Godolphin’s Final Song presented her credentials as a leading candidate for the UAE 1000 Guineas after an impressive win in the Guineas Trial at the opening meeting of the Dubai World Cup Carnival at Meydan on Thursday.
The Saeed bin Suroor-trained filly, under Christophe Soumillon, powered her way to the front from the middle of the pack to win from Down On Da Bayou and Rio Angie, both previous winners over the course and distance, by a length and-three-quarter and a length respectively.
“She quickened when we came out of the turn to make up around three or four lengths from the field,” Soumillon said of the three-year-old daughter of Dark Angel.
“At that point, some of the horses were dropping out. I took the inside option to make a bit of ground and avoid the kickback. I really liked the way she quickened in the last 200 [metres].”
Soumillon had ridden Final Song in her second start in the Britain when taking third spot behind Raffle Prize and American raider Kimari in the 25-runner field Group Two Queen Mary Stakes over the 1,000m trip at Ascot in June.

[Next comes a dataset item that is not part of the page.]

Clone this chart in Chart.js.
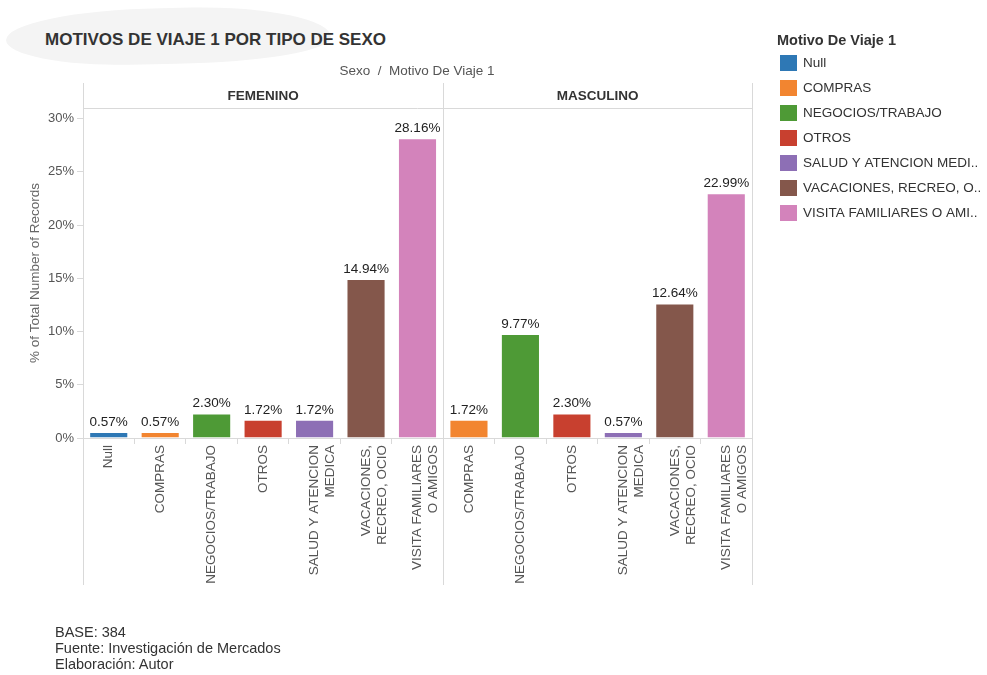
<!DOCTYPE html>
<html>
<head>
<meta charset="utf-8">
<script src="https://cdn.jsdelivr.net/npm/chart.js@4/dist/chart.umd.min.js"></script>
<style>
  body { margin: 0; background: #fff; font-family: "Liberation Sans", Arial, sans-serif; }
  #wrap { position: relative; width: 987px; height: 675px; overflow: hidden; }
  #blob { position: absolute; left: 6px; top: 8px; width: 325px; height: 56px; background: #f4f4f4;
          border-radius: 50% 45% 50% 40% / 55% 60% 45% 50%; transform: rotate(-1deg); }
  #title { position: absolute; left: 45px; top: 30px; font-size: 17px; font-weight: bold; color: #333; }
  #foot { position: absolute; left: 55px; top: 624px; font-size: 14.5px; line-height: 16px; color: #333; }
  canvas { position: absolute; left: 0; top: 0; }
</style>
</head>
<body>
<div id="wrap">
  <div id="blob"></div>
  <div id="title">MOTIVOS DE VIAJE 1 POR TIPO DE SEXO</div>
  <canvas id="chart" width="987" height="675"></canvas>
  <div id="foot">BASE: 384<br>Fuente: Investigación de Mercados<br>Elaboración: Autor</div>
</div>
<script>
// data (% of total records)
const sexos = ['FEMENINO', 'MASCULINO'];
const motivos = ['Null', 'COMPRAS', 'NEGOCIOS/TRABAJO', 'OTROS', 'SALUD Y ATENCION MEDICA', 'VACACIONES, RECREO, OCIO', 'VISITA FAMILIARES O AMIGOS'];
const ejeLabels = ['Null', 'COMPRAS', 'NEGOCIOS/TRABAJO', 'OTROS', ['SALUD Y ATENCION', 'MEDICA'], ['VACACIONES,', 'RECREO, OCIO'], ['VISITA FAMILIARES', 'O AMIGOS']];
const legendLabels = ['Null', 'COMPRAS', 'NEGOCIOS/TRABAJO', 'OTROS', 'SALUD Y ATENCION MEDI..', 'VACACIONES, RECREO, O..', 'VISITA FAMILIARES O AMI..'];
const femenino = [0.57, 0.57, 2.30, 1.72, 1.72, 14.94, 28.16];
const masculino = [null, 1.72, 9.77, 2.30, 0.57, 12.64, 22.99];
const colores = ['#2e78b5', '#f28530', '#4e9a36', '#c8402f', '#8d6fb5', '#84574b', '#d383bb'];
const yTicks = [0, 5, 10, 15, 20, 25, 30];

// flatten the two panels into one category axis
const labels = [], values = [], barColors = [], panelOf = [];
[femenino, masculino].forEach((serie, p) => {
    serie.forEach((v, i) => {
        if (v === null) return;
        labels.push(ejeLabels[i]);
        values.push(v);
        barColors.push(colores[i]);
        panelOf.push(p);
    });
});

const lineColor = '#d9d9d9';
const FONT = '"Liberation Sans", Arial, sans-serif';

const decoPlugin = {
    id: 'deco',
    afterDraw(chart) {
        const ctx = chart.ctx;
        const x = chart.scales.x, y = chart.scales.y;
        const area = chart.chartArea;
        const top = 83, head = area.top, bottom = 585;

        // panel boundaries from the category scale
        const bounds = [area.left];
        for (let i = 1; i < panelOf.length; i++) {
            if (panelOf[i] !== panelOf[i - 1]) {
                bounds.push((x.getPixelForValue(i - 1) + x.getPixelForValue(i)) / 2);
            }
        }
        bounds.push(area.right);

        ctx.save();
        ctx.strokeStyle = lineColor;
        ctx.lineWidth = 1;
        bounds.forEach(bx => {
            const px = Math.round(bx) + 0.5;
            ctx.beginPath(); ctx.moveTo(px, top); ctx.lineTo(px, bottom); ctx.stroke();
        });
        ctx.beginPath(); ctx.moveTo(area.left, head + 0.5); ctx.lineTo(area.right, head + 0.5); ctx.stroke();

        // header texts
        ctx.fillStyle = '#555';
        ctx.font = '13.5px ' + FONT;
        ctx.textAlign = 'center';
        ctx.textBaseline = 'middle';
        ctx.fillText('Sexo  /  Motivo De Viaje 1', 417, 71);
        ctx.fillStyle = '#333';
        ctx.font = 'bold 13.5px ' + FONT;
        sexos.forEach((s, i) => {
            ctx.fillText(s, (bounds[i] + bounds[i + 1]) / 2, (top + head) / 2 + 1);
        });

        // value labels
        ctx.font = '13.5px ' + FONT;
        ctx.fillStyle = '#222';
        ctx.textBaseline = 'bottom';
        values.forEach((v, i) => {
            ctx.fillText(v.toFixed(2) + '%', x.getPixelForValue(i), y.getPixelForValue(v) - 3);
        });

        // legend
        ctx.textAlign = 'left';
        ctx.textBaseline = 'middle';
        ctx.fillStyle = '#333';
        ctx.font = 'bold 14.5px ' + FONT;
        ctx.fillText('Motivo De Viaje 1', 777, 41);
        ctx.font = '13.5px ' + FONT;
        legendLabels.forEach((t, i) => {
            const ly = 63 + i * 25;
            ctx.fillStyle = colores[i];
            ctx.fillRect(780, ly - 8, 17, 16);
            ctx.fillStyle = '#333';
            ctx.fillText(t, 803, ly);
        });
        ctx.restore();
    }
};

new Chart(document.getElementById('chart'), {
    type: 'bar',
    data: {
        labels: labels,
        datasets: [{
            data: values,
            backgroundColor: barColors,
            borderColor: 'rgba(255,255,255,0.5)',
            borderWidth: 1,
            barPercentage: 0.76,
            categoryPercentage: 1
        }]
    },
    options: {
        responsive: false,
        devicePixelRatio: 1,
        animation: false,
        layout: { padding: { left: 0, top: 108, right: 235, bottom: 90 } },
        plugins: { legend: { display: false }, tooltip: { enabled: false } },
        scales: {
            x: {
                afterFit: s => { s.height = 147; },
                grid: { offset: true, drawOnChartArea: false, tickLength: 6, color: lineColor },
                border: { display: true, color: lineColor },
                ticks: {
                    autoSkip: false, minRotation: 90, maxRotation: 90, padding: 1,
                    color: '#555', font: { size: 13.5, family: FONT }
                }
            },
            y: {
                min: 0, max: 31,
                afterFit: s => { s.width = 83; },
                afterBuildTicks: s => { s.ticks = yTicks.map(v => ({ value: v })); },
                grid: { drawOnChartArea: false, tickLength: 6, color: lineColor },
                border: { display: true, color: lineColor },
                ticks: {
                    padding: 3, color: '#555',
                    font: { size: 13, family: FONT },
                    callback: v => v + '%'
                },
                title: {
                    display: true, text: '% of Total Number of Records', color: '#666',
                    padding: { top: 27, bottom: 0 },
                    font: { size: 13.5, family: FONT }
                }
            }
        }
    },
    plugins: [decoPlugin]
});
</script>
</body>
</html>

“Ascot is a quite tough ride but when I came after the race I told Saeed she will go further in distance, and tonight (1,400m) the trip didn’t appear to be a problem,” the Belgian said.

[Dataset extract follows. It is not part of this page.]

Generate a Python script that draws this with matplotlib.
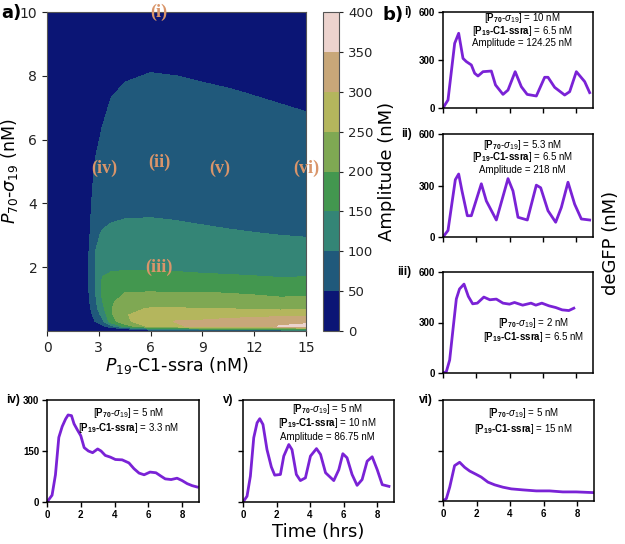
import numpy as np
import matplotlib
matplotlib.use("Agg")
import matplotlib.pyplot as plt

# ── amplitude map (nM) ──
x_conc = [0, 2.2, 2.5, 2.8, 3.2, 3.7, 4.5, 6, 7.5, 9, 10.5, 12, 13.5, 15]          # P19-C1-ssra
y_conc = [0, 0.05, 0.15, 0.3, 0.5, 0.7, 0.9, 1.2, 1.5, 1.9, 2.4, 3.0, 3.6, 4.5,
          5.5, 6.5, 7.5, 8.3, 10]                                                   # P70-sigma19
# one list per x column, bottom to top
amp_cols = [
    [0] * 19,
    [0, 0, 3, 8, 15, 22, 28, 33, 36, 37, 36, 34, 31, 26, 21, 17, 14, 12, 8],
    [0, 1, 5, 18, 35, 47, 52, 55, 57, 57, 55, 51, 45, 37, 29, 23, 18, 15, 10],
    [0, 2, 15, 52, 68, 82, 91, 98, 102, 103, 101, 93, 82, 65, 49, 38, 30, 25, 18],
    [0, 3, 40, 85, 112, 135, 146, 158, 156, 144, 124, 104, 90, 74, 60, 49, 40, 34, 25],
    [0, 5, 80, 175, 192, 197, 195, 185, 165, 148, 126, 109, 95, 80, 67, 58, 48, 40, 30],
    [0, 20, 170, 238, 245, 235, 215, 200, 172, 150, 128, 112, 98, 84, 72, 63, 53, 45, 34],
    [0, 90, 265, 285, 278, 255, 220, 203, 172, 150, 128, 112, 99, 85, 73, 65, 56, 48, 36],
    [0, 110, 295, 302, 283, 255, 218, 200, 170, 148, 126, 110, 97, 83, 71, 63, 55, 47, 35],
    [0, 130, 310, 305, 282, 252, 215, 201, 167, 145, 123, 106, 95, 80, 68, 60, 53, 45, 34],
    [0, 140, 320, 315, 283, 250, 213, 199, 165, 143, 121, 104, 92, 78, 66, 58, 51, 44, 33],
    [0, 150, 335, 325, 285, 242, 210, 197, 162, 141, 120, 102, 89, 76, 64, 57, 49, 42, 32],
    [0, 160, 352, 335, 288, 240, 207, 194, 159, 139, 118, 100, 87, 74, 62, 55, 47, 41, 31],
    [0, 170, 360, 340, 290, 240, 208, 195, 160, 140, 118, 98, 85, 72, 60, 53, 45, 40, 30],
]
amp_levels = [0, 50, 100, 150, 200, 250, 300, 350, 400]

# conditions marked on the map
mark_names = ["(i)", "(ii)", "(iii)", "(iv)", "(v)", "(vi)"]
mark_x = [6.5, 6.5, 6.5, 3.3, 10, 15]
mark_y = [10, 5.3, 2.0, 5.1, 5.1, 5.1]

# ── deGFP traces (nM) vs time (hrs) ──
t_i = [0, 0.3, 0.7, 0.94, 1.2, 1.4, 1.7, 1.9, 2.1, 2.4, 2.9, 3.15, 3.6, 3.9, 4.33,
       4.7, 5.05, 5.6, 6.1, 6.3, 6.7, 7.3, 7.6, 8.0, 8.5, 8.8]
y_i = [0, 50, 404, 467, 310, 290, 269, 217, 200, 227, 231, 144, 85, 112, 227,
       133, 85, 75, 192, 192, 129, 81, 102, 227, 165, 96]

t_ii = [0, 0.3, 0.74, 0.94, 1.14, 1.46, 1.7, 2.3, 2.6, 3.2, 3.9, 4.2, 4.5, 5.06,
        5.6, 5.86, 6.3, 6.76, 7.1, 7.5, 7.9, 8.3, 8.8]
y_ii = [0, 38, 334, 367, 268, 124, 124, 310, 210, 99, 340, 268, 115, 99,
        302, 287, 153, 86, 172, 319, 191, 105, 99]

t_iii = [0, 0.2, 0.4, 0.6, 0.8, 0.99, 1.26, 1.52, 1.78, 2.06, 2.45, 2.81, 3.2, 3.6,
         3.99, 4.29, 4.78, 5.28, 5.57, 5.93, 6.36, 6.76, 7.15, 7.55, 7.85]
y_iii = [0, 8, 77, 260, 440, 499, 528, 455, 411, 415, 451, 435, 439, 415,
         409, 419, 403, 415, 403, 415, 399, 389, 375, 371, 385]

t_iv = [0, 0.15, 0.3, 0.5, 0.7, 0.9, 1.1, 1.25, 1.45, 1.6, 1.8, 2.0, 2.2, 2.45, 2.7,
        3.0, 3.2, 3.45, 3.75, 4.05, 4.45, 4.85, 5.15, 5.45, 5.75, 6.1, 6.45, 6.75,
        7.0, 7.35, 7.7, 8.0, 8.3, 8.6, 8.9]
y_iv = [0, 10, 20, 80, 190, 222, 244, 256, 254, 230, 212, 195, 160, 150, 145,
        156, 150, 137, 132, 125, 124, 115, 98, 85, 80, 88, 86, 76,
        68, 66, 70, 63, 54, 48, 44]

t_v = [0, 0.24, 0.44, 0.64, 0.84, 1.0, 1.19, 1.43, 1.69, 1.89, 2.23, 2.43, 2.73, 2.92,
       3.18, 3.42, 3.72, 4.02, 4.38, 4.62, 4.92, 5.41, 5.71, 5.95, 6.2, 6.5, 6.8,
       7.1, 7.4, 7.7, 8.0, 8.3, 8.7]
y_v = [0, 17, 76, 189, 233, 245, 228, 154, 103, 79, 81, 135, 169, 154,
       81, 63, 71, 135, 157, 140, 86, 63, 95, 142, 130, 81, 49,
       66, 120, 133, 95, 51, 46]

t_vi = [0, 0.2, 0.4, 0.69, 0.99, 1.29, 1.59, 1.98, 2.28, 2.68, 3.08, 3.57, 4.07,
        4.76, 5.56, 6.35, 7.14, 7.94, 8.93]
y_vi = [0, 7, 41, 105, 115, 100, 89, 79, 71, 56, 48, 41, 36, 33, 30, 30, 27, 27, 25]

P70 = "[$\\mathbf{P_{70}}$-$\\sigma_{19}$]"
P19 = "[$\\mathbf{P_{19}‐C1‐ssra}$]"
text_i = [P70 + " = 10 nM", P19 + " = 6.5 nM", "Amplitude = 124.25 nM"]
text_ii = [P70 + " = 5.3 nM", P19 + " = 6.5 nM", "Amplitude = 218 nM"]
text_iii = [P70 + " = 2 nM", P19 + " = 6.5 nM"]
text_iv = [P70 + " = 5 nM", P19 + " = 3.3 nM"]
text_v = [P70 + " = 5 nM", P19 + " = 10 nM", "Amplitude = 86.75 nM"]
text_vi = [P70 + " = 5 nM", P19 + " = 15 nM"]

plt.rcParams["mathtext.fontset"] = "custom"
plt.rcParams["mathtext.rm"] = "Liberation Sans"
plt.rcParams["mathtext.it"] = "Liberation Sans:italic"
plt.rcParams["mathtext.bf"] = "Liberation Sans:bold"

W, H = 625, 544
fig = plt.figure(figsize=(W / 100, H / 100), dpi=100)


def box(l, t, r, b):
    # pixel box -> figure fraction
    return [l / W, 1 - b / H, (r - l) / W, (b - t) / H]


# ── panel a ──
ax = fig.add_axes(box(47, 12, 306, 331))
Z = np.array(amp_cols).T
cs = ax.contourf(x_conc, y_conc, Z, levels=amp_levels, cmap="gist_earth")
ax.set_xlim(0, 15)
ax.set_ylim(0, 10)
ax.set_xticks([0, 3, 6, 9, 12, 15])
ax.set_yticks([2, 4, 6, 8, 10])
ax.tick_params(labelsize=10, colors="#222222", length=3.5)
for s in ax.spines.values():
    s.set_color("#555555")
    s.set_linewidth(0.8)
ax.set_xlabel("$P_{19}$-C1-ssra (nM)", fontsize=12.5, math_fontfamily="dejavusans", labelpad=0)
ax.set_ylabel("$P_{70}$-$\\sigma_{19}$ (nM)", fontsize=12.5, math_fontfamily="dejavusans")
ax.yaxis.set_label_coords(-0.105, 0.5)
for name, mx, my in zip(mark_names, mark_x, mark_y):
    ax.text(mx, my, name, ha="center", va="center", fontsize=13, fontweight="bold",
            family="Liberation Serif", color="#d9956a", clip_on=False)

cax = fig.add_axes(box(323, 12, 339, 331))
cb = fig.colorbar(cs, cax=cax, ticks=amp_levels)
cb.ax.tick_params(labelsize=9.5, colors="#222222", length=3)
cb.outline.set_edgecolor("#555555")
cb.outline.set_linewidth(0.8)
cb.set_label("Amplitude (nM)", fontsize=13, labelpad=3)

fig.text(1 / W, 1 - 13 / H, "a)", fontsize=13, fontweight="bold", va="center")
fig.text(383 / W, 1 - 15 / H, "b)", fontsize=13, fontweight="bold", va="center")

# ── panel b traces ──
line_col = "#7a22d6"
# name, box, time, values, text lines, y max, text x (axes frac),
# first line offset and line step (px below top)
panels = [
    ("i)", box(443, 12, 593, 108), t_i, y_i, text_i, 600, 0.53, 6, 12.5),
    ("ii)", box(443, 134, 593, 237), t_ii, y_ii, text_ii, 600, 0.53, 11, 12.5),
    ("iii)", box(443, 272, 593, 373), t_iii, y_iii, text_iii, 600, 0.60, 51, 14),
    ("iv)", box(47, 400, 199, 502), t_iv, y_iv, text_iv, 300, 0.535, 13, 15),
    ("v)", box(243, 400, 394, 502), t_v, y_v, text_v, 300, 0.56, 9, 14),
    ("vi)", box(443, 400, 594, 501), t_vi, y_vi, text_vi, 300, 0.53, 13, 16),
]
for name, rect, tt, yy, lines, ymax, tx, off, step in panels:
    a = fig.add_axes(rect)
    a.plot(tt, yy, color=line_col, lw=2)
    a.set_xlim(0, 9)
    a.set_ylim(0, ymax)
    a.set_xticks([0, 2, 4, 6, 8])
    a.set_yticks([0, ymax / 2, ymax])
    a.set_yticklabels([str(int(v)) for v in a.get_yticks()])
    a.tick_params(direction="out", length=3.5, width=1, labelsize=7, pad=2)
    for lab in a.get_xticklabels() + a.get_yticklabels():
        lab.set_fontweight("bold")
        lab.set_family("Liberation Sans")
    for s in a.spines.values():
        s.set_linewidth(1.1)
    if name in ("i)", "ii)", "iii)"):
        a.set_xticklabels([])
    if name in ("v)", "vi)"):
        a.set_yticklabels([])
    for k, line in enumerate(lines):
        a.annotate(line, xy=(tx, 1), xycoords="axes fraction",
                   xytext=(0, -(off + step * k) * 0.72), textcoords="offset points",
                   ha="center", va="center", fontsize=7, family="Liberation Sans",
                   math_fontfamily="custom")
    lx = -0.21 if name in ("i)", "ii)", "iii)") else (-0.18 if name == "iv)" else -0.066)
    a.text(lx, 1.0, name, transform=a.transAxes, ha="right", va="center",
           fontsize=8.5, fontweight="bold", family="Liberation Sans")

fig.text(611 / W, 1 - 243 / H, "deGFP (nM)", rotation=90, fontsize=13, ha="center", va="center")
fig.text(318 / W, 1 - 532 / H, "Time (hrs)", fontsize=13, ha="center", va="center")

fig.savefig("out.png", dpi=100)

“On a flat track like this, on the dirt, we were sure she could handle the distance but the way she did it tonight was the hallmark of an exciting filly.”
Bin Suroor said: “She’s run a good race and Christophe rode a good race. She will now go straight to the 1000 Guineas on January 23."
Bin Suroor completed a double when Patrick Cosgrave rode Major Partnership to victory in the fourth race, Listed Meydan Challenge.
Gladiator King provided the new trainer-owner partnership of Satish Seemar-Sheikh Rashid bin Humaid a winning start by taking the featured prize in the six-race card – the Group Three Dubawi Stakes.
Ridden by Mickael Barzalona, the four-year-old son of the 2008 Dubai World Cup winner Curlin, took up the running on the home stretch to win by a neck from Ibn Malik under Jim Crawley. Drafted did well to take third after a slow start.
“He [Gladiator King] arrived at Zabeel [Stables] at the end of August and with high expectations, but there is always doubts and it takes a long time when you bring a horse for such a race,” Seemar said.
“He still got to improve a few more lengths I think. However, winning this race was important because it had some serious horse both internationals and the local.
“There were two or three horses that had already run this season. So all those doubts he showed he had a lot more class than I thought.”
Doug Watson celebrated a vintage double with Almanaara and Grand Argentier under two different riders.
Dane O’Neill steered the seven-year-old Almanaara to victory in the second race and Brett Doyle on the eight-year-old Palace Episode gelding edged out Tadhg O’Shea on Above Normal in a photo in the next.
David Simcock got one across for Britain when Richard Mullen came with a strong late run on Universal Order to take the concluding Listed Dubai Racing Club Classic.